In the morning I encourage sleep as much as possible, letting everyone sleep in as needed and shushing the rest of the people until everyone is up. Patrick is typically the last one up, and these past 2 morning Eli greeted him with a BIG hug when he came out of his room and said "I am so glad to see you!" So genuine, my heart is a big pile of melty-ness. I was also impressed he used the word "glad," he talks a lot more than Patrick did at this age!

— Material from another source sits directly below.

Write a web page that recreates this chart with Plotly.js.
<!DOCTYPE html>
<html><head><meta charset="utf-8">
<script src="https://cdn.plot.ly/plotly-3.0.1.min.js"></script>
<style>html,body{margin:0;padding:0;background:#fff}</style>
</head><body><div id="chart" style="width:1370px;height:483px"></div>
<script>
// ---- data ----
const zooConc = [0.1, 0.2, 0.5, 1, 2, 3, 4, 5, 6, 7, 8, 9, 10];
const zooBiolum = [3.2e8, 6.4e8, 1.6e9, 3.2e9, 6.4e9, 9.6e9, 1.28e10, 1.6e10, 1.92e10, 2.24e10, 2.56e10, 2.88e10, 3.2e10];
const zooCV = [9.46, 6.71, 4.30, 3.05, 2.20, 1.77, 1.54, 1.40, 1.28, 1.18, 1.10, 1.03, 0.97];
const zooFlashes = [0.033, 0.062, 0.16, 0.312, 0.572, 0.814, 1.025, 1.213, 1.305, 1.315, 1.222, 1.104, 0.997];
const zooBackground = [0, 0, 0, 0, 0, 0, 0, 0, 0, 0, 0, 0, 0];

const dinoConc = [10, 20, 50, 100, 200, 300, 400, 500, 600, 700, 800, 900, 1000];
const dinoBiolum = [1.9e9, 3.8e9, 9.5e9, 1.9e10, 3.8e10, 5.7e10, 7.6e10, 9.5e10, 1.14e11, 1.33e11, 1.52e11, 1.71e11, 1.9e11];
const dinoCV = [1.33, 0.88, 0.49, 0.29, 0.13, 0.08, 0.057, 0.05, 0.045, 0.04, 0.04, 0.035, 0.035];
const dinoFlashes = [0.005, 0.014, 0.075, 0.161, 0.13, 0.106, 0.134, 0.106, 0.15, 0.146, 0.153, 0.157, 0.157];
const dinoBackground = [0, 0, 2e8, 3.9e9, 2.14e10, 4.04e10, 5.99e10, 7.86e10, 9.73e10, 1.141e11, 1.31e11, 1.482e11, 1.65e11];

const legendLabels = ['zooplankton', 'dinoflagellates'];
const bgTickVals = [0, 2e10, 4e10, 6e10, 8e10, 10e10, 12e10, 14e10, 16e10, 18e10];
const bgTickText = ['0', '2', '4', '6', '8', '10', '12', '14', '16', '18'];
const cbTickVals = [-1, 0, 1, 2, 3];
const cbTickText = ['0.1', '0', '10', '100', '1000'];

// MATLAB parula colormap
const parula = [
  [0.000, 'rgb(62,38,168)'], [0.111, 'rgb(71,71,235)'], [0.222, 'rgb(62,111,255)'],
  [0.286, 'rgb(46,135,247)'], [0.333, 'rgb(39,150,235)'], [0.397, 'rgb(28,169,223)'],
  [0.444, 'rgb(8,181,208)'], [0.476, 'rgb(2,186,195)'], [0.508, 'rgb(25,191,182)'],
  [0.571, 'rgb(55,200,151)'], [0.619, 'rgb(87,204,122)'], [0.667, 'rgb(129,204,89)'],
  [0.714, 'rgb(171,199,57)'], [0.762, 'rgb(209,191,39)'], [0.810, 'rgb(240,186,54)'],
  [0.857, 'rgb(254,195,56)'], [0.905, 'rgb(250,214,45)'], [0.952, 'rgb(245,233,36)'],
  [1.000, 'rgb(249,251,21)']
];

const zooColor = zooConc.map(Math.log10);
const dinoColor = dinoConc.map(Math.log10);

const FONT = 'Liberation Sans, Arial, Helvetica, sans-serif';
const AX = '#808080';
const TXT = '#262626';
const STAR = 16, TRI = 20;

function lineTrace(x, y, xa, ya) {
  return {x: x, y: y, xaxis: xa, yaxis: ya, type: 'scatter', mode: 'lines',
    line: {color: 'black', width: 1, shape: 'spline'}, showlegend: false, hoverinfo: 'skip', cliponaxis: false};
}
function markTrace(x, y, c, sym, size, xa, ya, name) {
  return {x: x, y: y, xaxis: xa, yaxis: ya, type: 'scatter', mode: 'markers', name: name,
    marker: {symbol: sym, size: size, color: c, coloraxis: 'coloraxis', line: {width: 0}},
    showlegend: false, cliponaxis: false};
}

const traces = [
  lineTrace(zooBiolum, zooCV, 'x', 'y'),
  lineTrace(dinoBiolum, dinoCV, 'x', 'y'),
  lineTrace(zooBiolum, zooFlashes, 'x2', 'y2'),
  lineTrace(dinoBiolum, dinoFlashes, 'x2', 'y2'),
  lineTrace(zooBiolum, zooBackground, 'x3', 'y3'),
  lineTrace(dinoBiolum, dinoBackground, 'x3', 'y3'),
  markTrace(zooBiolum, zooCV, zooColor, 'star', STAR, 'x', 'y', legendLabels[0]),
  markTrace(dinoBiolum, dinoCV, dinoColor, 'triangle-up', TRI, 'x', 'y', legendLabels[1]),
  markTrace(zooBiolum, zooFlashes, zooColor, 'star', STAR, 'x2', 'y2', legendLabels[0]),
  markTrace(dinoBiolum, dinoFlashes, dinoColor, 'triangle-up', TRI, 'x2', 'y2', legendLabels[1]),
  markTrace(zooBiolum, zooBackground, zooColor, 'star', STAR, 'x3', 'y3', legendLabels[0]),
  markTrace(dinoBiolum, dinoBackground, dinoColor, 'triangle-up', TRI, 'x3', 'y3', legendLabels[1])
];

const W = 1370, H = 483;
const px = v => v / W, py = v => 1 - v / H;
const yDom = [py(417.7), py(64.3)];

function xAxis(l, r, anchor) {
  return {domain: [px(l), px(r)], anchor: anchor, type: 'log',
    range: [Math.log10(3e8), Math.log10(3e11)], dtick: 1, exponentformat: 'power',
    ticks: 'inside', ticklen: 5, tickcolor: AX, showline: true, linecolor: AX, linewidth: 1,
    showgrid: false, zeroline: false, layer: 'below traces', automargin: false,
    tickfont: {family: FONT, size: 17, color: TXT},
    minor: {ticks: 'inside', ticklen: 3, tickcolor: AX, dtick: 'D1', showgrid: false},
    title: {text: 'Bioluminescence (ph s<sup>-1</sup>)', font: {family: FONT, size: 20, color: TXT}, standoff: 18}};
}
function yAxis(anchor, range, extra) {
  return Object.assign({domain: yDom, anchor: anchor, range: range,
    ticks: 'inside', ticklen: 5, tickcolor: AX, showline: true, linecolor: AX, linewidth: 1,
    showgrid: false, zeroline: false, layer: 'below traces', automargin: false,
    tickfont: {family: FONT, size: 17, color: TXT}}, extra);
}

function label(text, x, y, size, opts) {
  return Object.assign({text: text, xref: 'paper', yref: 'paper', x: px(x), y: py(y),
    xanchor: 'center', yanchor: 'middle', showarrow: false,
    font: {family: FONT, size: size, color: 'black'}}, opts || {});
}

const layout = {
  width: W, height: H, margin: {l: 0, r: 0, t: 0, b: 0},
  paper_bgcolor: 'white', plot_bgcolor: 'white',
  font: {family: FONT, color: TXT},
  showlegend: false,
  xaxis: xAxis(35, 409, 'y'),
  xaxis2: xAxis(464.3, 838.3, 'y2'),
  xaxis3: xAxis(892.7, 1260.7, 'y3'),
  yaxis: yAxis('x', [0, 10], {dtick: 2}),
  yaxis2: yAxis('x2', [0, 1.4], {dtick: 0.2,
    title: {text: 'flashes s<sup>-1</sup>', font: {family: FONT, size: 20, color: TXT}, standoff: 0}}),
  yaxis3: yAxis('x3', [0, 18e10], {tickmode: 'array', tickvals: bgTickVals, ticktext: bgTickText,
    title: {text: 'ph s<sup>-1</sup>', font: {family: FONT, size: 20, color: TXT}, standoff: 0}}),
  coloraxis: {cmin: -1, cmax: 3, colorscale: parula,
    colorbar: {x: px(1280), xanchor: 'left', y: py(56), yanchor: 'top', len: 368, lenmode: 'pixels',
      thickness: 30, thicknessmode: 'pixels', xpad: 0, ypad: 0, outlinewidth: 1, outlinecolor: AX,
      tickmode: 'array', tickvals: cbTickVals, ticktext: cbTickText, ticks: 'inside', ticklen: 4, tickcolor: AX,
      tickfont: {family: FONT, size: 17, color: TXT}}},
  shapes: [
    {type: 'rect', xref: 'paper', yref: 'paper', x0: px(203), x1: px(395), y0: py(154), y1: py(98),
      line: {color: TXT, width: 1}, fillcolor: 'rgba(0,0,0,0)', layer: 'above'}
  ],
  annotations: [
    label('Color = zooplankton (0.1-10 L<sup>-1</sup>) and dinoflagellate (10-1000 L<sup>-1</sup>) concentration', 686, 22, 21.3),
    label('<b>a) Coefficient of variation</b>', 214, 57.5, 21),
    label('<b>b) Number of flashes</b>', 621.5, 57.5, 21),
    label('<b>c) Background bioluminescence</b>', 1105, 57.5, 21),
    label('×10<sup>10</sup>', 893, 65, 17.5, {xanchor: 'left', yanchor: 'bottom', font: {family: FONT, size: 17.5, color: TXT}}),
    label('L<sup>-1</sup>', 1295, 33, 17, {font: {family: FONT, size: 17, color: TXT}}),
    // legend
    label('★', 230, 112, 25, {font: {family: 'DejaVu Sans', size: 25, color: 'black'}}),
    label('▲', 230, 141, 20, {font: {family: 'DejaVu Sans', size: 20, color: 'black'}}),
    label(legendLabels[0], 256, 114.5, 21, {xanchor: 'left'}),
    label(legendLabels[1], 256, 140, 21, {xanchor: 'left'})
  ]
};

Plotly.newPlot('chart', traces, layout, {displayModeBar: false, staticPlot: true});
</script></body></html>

Patrick confided a special little tidbit to me tonight, and my heart became a mushy puddle again. He adores his grandpa Gustavson, who sings him a particular lullaby when he's around, and Patrick has channeled that love into that particular song. Song = love. Patrick began requesting that lullaby from ME (who was not sung this song, so I didn't know it), so I had to go online and learn the words and now we sing it before bed every night, to avoid the 2 a.m. OH NO MOM FORGOT TO SING ME MY SONG moment, complete with by-the-bedside sniffles to wake me up so I can remedy the situation. It's a sweet moment we have together before bed, but tonight he said "I just like you to sing me that song because when I go to bed I can sing it again in my head and it's like you're singing it to me one hundred times." FINE! Let me wipe my tears and I will sing it to you whenever you want, you sweet little weirdo.